As mentioned before, the arm position that produces a high level of fatigue is often the one required by many gesture based systems (Fig. 1A) [20], particularly with one of the most common gestures of pointing [8]. The least fatiguing arm position is shown in Fig. 1B, which has the user’s arm bent at the elbow with their hands extended to the front. This is also the same basic position of the arms and hands when people use hand gestures to complement their speech during communication exchanges [21]. The use of hand gestures during speech is so natural and ubiquitous that people gesticulate as much whether the person they are talking to can see them or not [10].

Hand gestures by the speaker improves their ability to learn new concepts or improve their ability to teach a concept to someone else [26]. It is therefore not a surprise that the speakers of some of the most widely viewed TED talks use more than 600 hand gestures in a single 18-minute presentation [14]. Professional speakers and professors that must speak to audiences for 1–3 h at a time are performing large quantities of unsupported hand gestures. How are they doing this without extreme fatigue in their arms and shoulders after performing gestures for hours? The answer is that these speakers are conducting most of their hand gestures in the comfortable zone shown in Fig. 1B. They are also periodically relaxing their arms by extending them straight down, in a pocket, or taking advantage of a supporting structure like a podium. This periodic relaxation of the arms allows improved blood flow and therefore oxygen to the previously contracted muscles, which avoids switching to a glycolysis process that causes extreme arm fatigue (i.e., gorilla arms).

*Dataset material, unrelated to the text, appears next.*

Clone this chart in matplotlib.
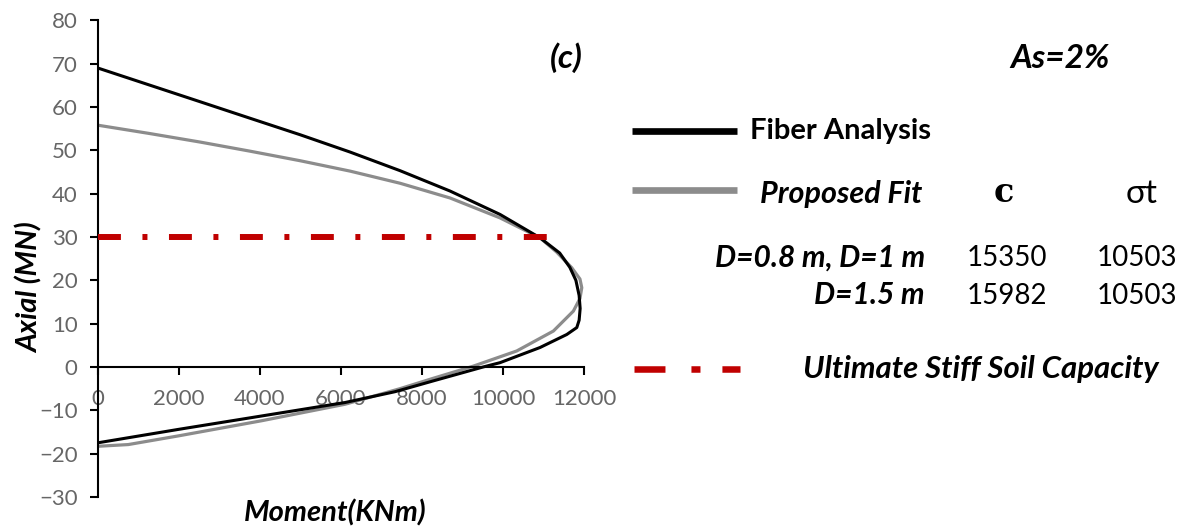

We have adopted this natural use of hand gestures to construct a limited gesture vocabulary for users. Our specific use case is a knowledge worker sitting at a desk and interacting with large amounts of visual images but could apply to other domains. We are applying 2 strategies to avoid the fatigue brought about from the gorilla arm syndrome by (1) placing the arms in the least fatiguing position with them bent at the elbow (Fig. 1B.) and (2) using support in the form of the user’s lap or on the arm rest of the chair (Fig. 2). Other researchers have proposed resting the user’s elbows on a surface (e.g., [8, 15, 17, 28]) but none have conducted a systematic examination on the physical and perceived fatigue caused by mid-air and supported gestures over even moderate durations of time.

Fig. 2.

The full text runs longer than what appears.